### Problem description
All the data below goes into the copy word for word, but the pictures don't.

### Data excerpt
══════════
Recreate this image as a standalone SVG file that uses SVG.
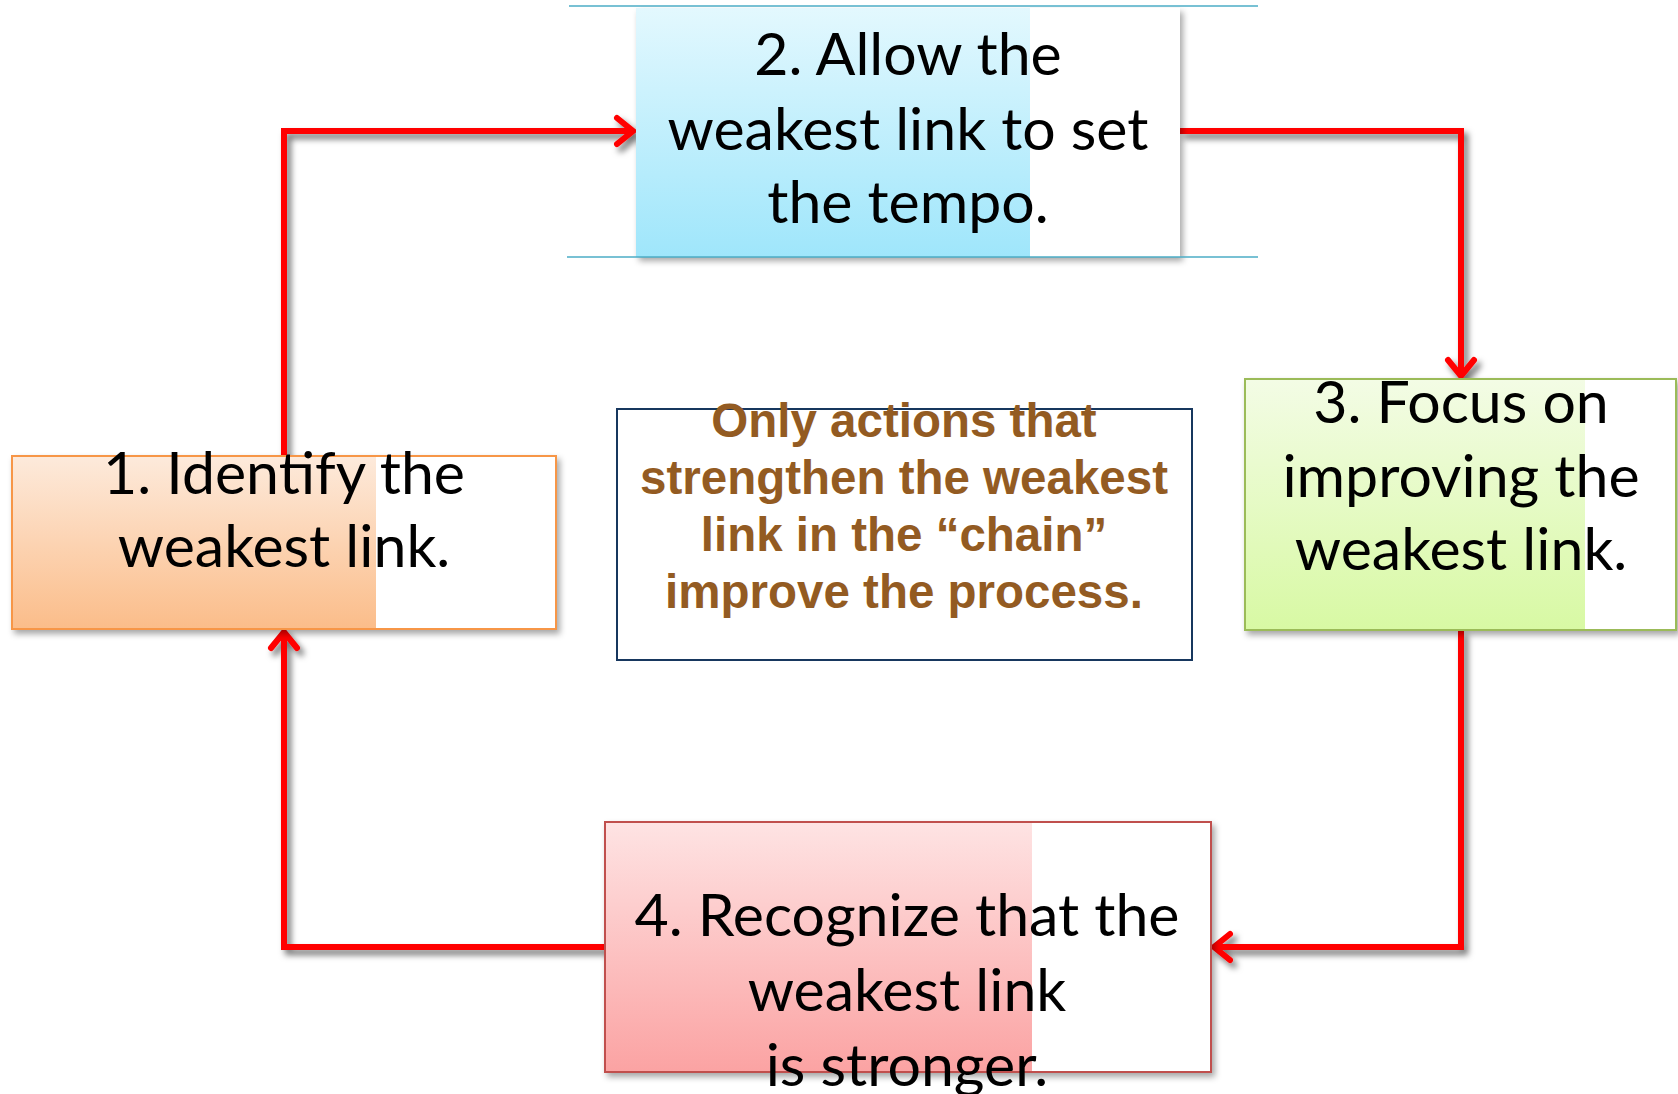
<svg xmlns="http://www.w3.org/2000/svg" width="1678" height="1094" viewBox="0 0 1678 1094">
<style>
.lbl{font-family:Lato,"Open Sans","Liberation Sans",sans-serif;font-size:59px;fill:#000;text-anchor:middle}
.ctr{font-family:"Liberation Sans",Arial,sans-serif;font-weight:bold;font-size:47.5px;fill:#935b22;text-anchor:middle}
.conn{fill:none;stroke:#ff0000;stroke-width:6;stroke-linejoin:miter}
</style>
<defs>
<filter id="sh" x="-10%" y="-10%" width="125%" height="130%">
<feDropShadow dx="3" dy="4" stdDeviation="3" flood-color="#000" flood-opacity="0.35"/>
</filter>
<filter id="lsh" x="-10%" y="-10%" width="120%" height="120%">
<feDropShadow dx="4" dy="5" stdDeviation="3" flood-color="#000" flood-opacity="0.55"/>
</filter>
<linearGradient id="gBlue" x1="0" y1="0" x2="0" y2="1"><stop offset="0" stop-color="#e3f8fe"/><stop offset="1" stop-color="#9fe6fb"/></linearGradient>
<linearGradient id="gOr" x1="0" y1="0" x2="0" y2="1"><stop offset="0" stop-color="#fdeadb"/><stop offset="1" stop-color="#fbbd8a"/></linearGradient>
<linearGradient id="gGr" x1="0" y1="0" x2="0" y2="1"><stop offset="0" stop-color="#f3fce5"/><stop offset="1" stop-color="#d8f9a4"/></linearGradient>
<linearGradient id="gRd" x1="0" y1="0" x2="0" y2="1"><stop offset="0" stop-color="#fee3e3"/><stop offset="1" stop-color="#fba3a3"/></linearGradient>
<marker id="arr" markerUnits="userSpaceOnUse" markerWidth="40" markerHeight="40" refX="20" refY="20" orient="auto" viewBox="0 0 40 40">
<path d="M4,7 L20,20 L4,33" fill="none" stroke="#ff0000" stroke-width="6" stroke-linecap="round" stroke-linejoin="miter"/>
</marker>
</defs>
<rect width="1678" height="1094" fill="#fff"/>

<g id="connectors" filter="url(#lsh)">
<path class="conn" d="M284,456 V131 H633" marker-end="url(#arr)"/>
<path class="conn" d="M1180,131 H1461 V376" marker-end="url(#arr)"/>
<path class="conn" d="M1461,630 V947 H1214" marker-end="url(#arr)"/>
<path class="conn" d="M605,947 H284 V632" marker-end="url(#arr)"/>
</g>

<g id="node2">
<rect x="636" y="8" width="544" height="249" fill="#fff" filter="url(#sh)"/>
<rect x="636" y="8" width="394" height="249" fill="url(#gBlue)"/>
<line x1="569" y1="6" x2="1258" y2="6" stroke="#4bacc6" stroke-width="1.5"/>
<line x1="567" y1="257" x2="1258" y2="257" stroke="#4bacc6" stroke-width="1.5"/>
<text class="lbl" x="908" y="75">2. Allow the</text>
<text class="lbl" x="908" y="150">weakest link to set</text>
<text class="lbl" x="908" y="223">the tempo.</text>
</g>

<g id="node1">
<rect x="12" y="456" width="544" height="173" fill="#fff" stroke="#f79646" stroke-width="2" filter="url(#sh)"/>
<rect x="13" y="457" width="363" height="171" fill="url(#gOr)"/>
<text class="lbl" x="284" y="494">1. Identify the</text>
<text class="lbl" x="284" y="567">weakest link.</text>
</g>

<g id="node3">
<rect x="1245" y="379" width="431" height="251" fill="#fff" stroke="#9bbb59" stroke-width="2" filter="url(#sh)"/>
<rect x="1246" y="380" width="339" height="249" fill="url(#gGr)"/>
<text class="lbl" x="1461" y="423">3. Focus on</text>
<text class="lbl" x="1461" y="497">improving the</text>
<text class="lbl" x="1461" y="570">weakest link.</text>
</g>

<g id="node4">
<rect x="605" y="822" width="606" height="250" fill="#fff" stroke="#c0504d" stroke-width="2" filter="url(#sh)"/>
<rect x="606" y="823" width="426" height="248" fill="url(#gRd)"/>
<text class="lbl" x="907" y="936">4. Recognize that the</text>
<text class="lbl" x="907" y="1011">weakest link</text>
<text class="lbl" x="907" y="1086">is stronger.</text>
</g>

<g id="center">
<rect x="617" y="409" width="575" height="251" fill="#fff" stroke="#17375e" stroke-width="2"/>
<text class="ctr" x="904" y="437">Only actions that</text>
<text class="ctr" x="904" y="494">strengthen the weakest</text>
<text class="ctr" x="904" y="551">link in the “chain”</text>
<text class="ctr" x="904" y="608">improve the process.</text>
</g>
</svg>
══════════
### Problem solution
Recreate this image as a standalone SVG file that uses SVG.
<svg xmlns="http://www.w3.org/2000/svg" width="1678" height="1094" viewBox="0 0 1678 1094">
<style>
.lbl{font-family:Lato,"Open Sans","Liberation Sans",sans-serif;font-size:59px;fill:#000;text-anchor:middle}
.ctr{font-family:"Liberation Sans",Arial,sans-serif;font-weight:bold;font-size:47.5px;fill:#935b22;text-anchor:middle}
.conn{fill:none;stroke:#ff0000;stroke-width:6;stroke-linejoin:miter}
</style>
<defs>
<filter id="sh" x="-10%" y="-10%" width="125%" height="130%">
<feDropShadow dx="3" dy="4" stdDeviation="3" flood-color="#000" flood-opacity="0.35"/>
</filter>
<filter id="lsh" x="-10%" y="-10%" width="120%" height="120%">
<feDropShadow dx="4" dy="5" stdDeviation="3" flood-color="#000" flood-opacity="0.55"/>
</filter>
<linearGradient id="gBlue" x1="0" y1="0" x2="0" y2="1"><stop offset="0" stop-color="#e3f8fe"/><stop offset="1" stop-color="#9fe6fb"/></linearGradient>
<linearGradient id="gOr" x1="0" y1="0" x2="0" y2="1"><stop offset="0" stop-color="#fdeadb"/><stop offset="1" stop-color="#fbbd8a"/></linearGradient>
<linearGradient id="gGr" x1="0" y1="0" x2="0" y2="1"><stop offset="0" stop-color="#f3fce5"/><stop offset="1" stop-color="#d8f9a4"/></linearGradient>
<linearGradient id="gRd" x1="0" y1="0" x2="0" y2="1"><stop offset="0" stop-color="#fee3e3"/><stop offset="1" stop-color="#fba3a3"/></linearGradient>
<marker id="arr" markerUnits="userSpaceOnUse" markerWidth="40" markerHeight="40" refX="20" refY="20" orient="auto" viewBox="0 0 40 40">
<path d="M4,7 L20,20 L4,33" fill="none" stroke="#ff0000" stroke-width="6" stroke-linecap="round" stroke-linejoin="miter"/>
</marker>
</defs>
<rect width="1678" height="1094" fill="#fff"/>

<g id="connectors" filter="url(#lsh)">
<path class="conn" d="M284,456 V131 H633" marker-end="url(#arr)"/>
<path class="conn" d="M1180,131 H1461 V376" marker-end="url(#arr)"/>
<path class="conn" d="M1461,630 V947 H1214" marker-end="url(#arr)"/>
<path class="conn" d="M605,947 H284 V632" marker-end="url(#arr)"/>
</g>

<g id="node2">
<rect x="636" y="8" width="544" height="249" fill="#fff" filter="url(#sh)"/>
<rect x="636" y="8" width="394" height="249" fill="url(#gBlue)"/>
<line x1="569" y1="6" x2="1258" y2="6" stroke="#4bacc6" stroke-width="1.5"/>
<line x1="567" y1="257" x2="1258" y2="257" stroke="#4bacc6" stroke-width="1.5"/>
<text class="lbl" x="908" y="75">2. Allow the</text>
<text class="lbl" x="908" y="150">weakest link to set</text>
<text class="lbl" x="908" y="223">the tempo.</text>
</g>

<g id="node1">
<rect x="12" y="456" width="544" height="173" fill="#fff" stroke="#f79646" stroke-width="2" filter="url(#sh)"/>
<rect x="13" y="457" width="363" height="171" fill="url(#gOr)"/>
<text class="lbl" x="284" y="494">1. Identify the</text>
<text class="lbl" x="284" y="567">weakest link.</text>
</g>

<g id="node3">
<rect x="1245" y="379" width="431" height="251" fill="#fff" stroke="#9bbb59" stroke-width="2" filter="url(#sh)"/>
<rect x="1246" y="380" width="339" height="249" fill="url(#gGr)"/>
<text class="lbl" x="1461" y="423">3. Focus on</text>
<text class="lbl" x="1461" y="497">improving the</text>
<text class="lbl" x="1461" y="570">weakest link.</text>
</g>

<g id="node4">
<rect x="605" y="822" width="606" height="250" fill="#fff" stroke="#c0504d" stroke-width="2" filter="url(#sh)"/>
<rect x="606" y="823" width="426" height="248" fill="url(#gRd)"/>
<text class="lbl" x="907" y="936">4. Recognize that the</text>
<text class="lbl" x="907" y="1011">weakest link</text>
<text class="lbl" x="907" y="1086">is stronger.</text>
</g>

<g id="center">
<rect x="617" y="409" width="575" height="251" fill="#fff" stroke="#17375e" stroke-width="2"/>
<text class="ctr" x="904" y="437">Only actions that</text>
<text class="ctr" x="904" y="494">strengthen the weakest</text>
<text class="ctr" x="904" y="551">link in the “chain”</text>
<text class="ctr" x="904" y="608">improve the process.</text>
</g>
</svg>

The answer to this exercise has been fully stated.